The Algerian Revolution of 1954-62 succeeded, despite the fact that the National Liberation Front (Front de Libération Nationale, FLN) disintegrated in 1962, because a remarkable form of politics had developed within the FLN and was able not only to constitute an independent Algerian state but also to guarantee the state’s stability for the next two decades. This form of politics was developed by Abdelhafidh Boussouf and his close associates.
Boussouf (1926-1980) was one of the founders of the FLN and one of the leading colonels of the National Liberation Army (Armée de Libération Nationale, ALN) and commander of ALN wilaya V (Oranie) in 1956-7. He was also the creator of the Algerian intelligence services and the most purposeful and far-sighted member of the Provisional Government of the Algerian Republic (Gouvernement Provisioire de la République Algérienne, GPRA) from 1958 to 1962.

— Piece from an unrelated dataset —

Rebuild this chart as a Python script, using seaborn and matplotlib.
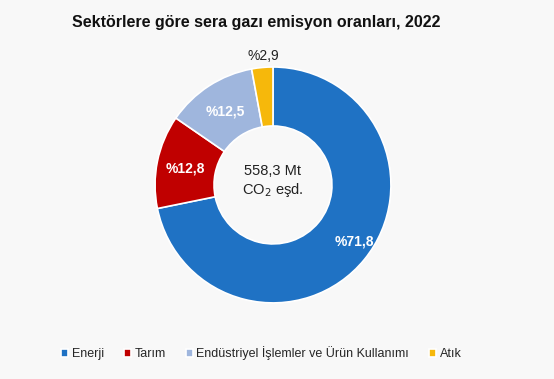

The partial eclipse of Boussoufism from 1980 onwards was a premise of the eventual destabilisation of Algeria in 1988-92. The recovery of influence of the Boussoufist tendency within the power structure was a key factor in the restabilisation of the state under President Bouteflika between 1999 and 2004 and in the resolution of the crisis of the presidential succession in the spring of 2019.
SPEAKER
Dr Hugh Roberts is the Edward Keller Professor of North African and Middle Eastern History at Tufts University. He is a specialist on North Africa and has carried out in-depth research, including extensive fieldwork, on Algeria in particular. He took up his post at Tufts in January 2012. In 2015-2016 he was also the Simons Visiting Professor in Dialogue on International Law and Human Security at Simon Fraser University. Between 1976 and 1997 he lectured at the Universities of East Anglia, Sussex, California (Berkeley) and the School of Oriental and African Studies in the University of London. From 1997 to 2002 he was a Senior Research Fellow at the London School of Economics. He has also worked outside academia as an independent scholar and consultant and as Director of the International Crisis Group’s North Africa Project from 2002 to 2007 and again from February to July 2011. He is the author of The Battlefield: Algeria 1988-2002. Studies in a broken polity (Verso, 2003; p/b 2015); Berber Government: the Kabyle polity in pre-colonial Algeria (I.B. Tauris, 2014; p/b 2017); Algérie-Kabylie: Études et interventions (Éditions Barzakh, 2014); and Gouvernement Berbère: La Cité kabyle dans l’Algérie précoloniale (Éditions Barzakh, forthoming 2022).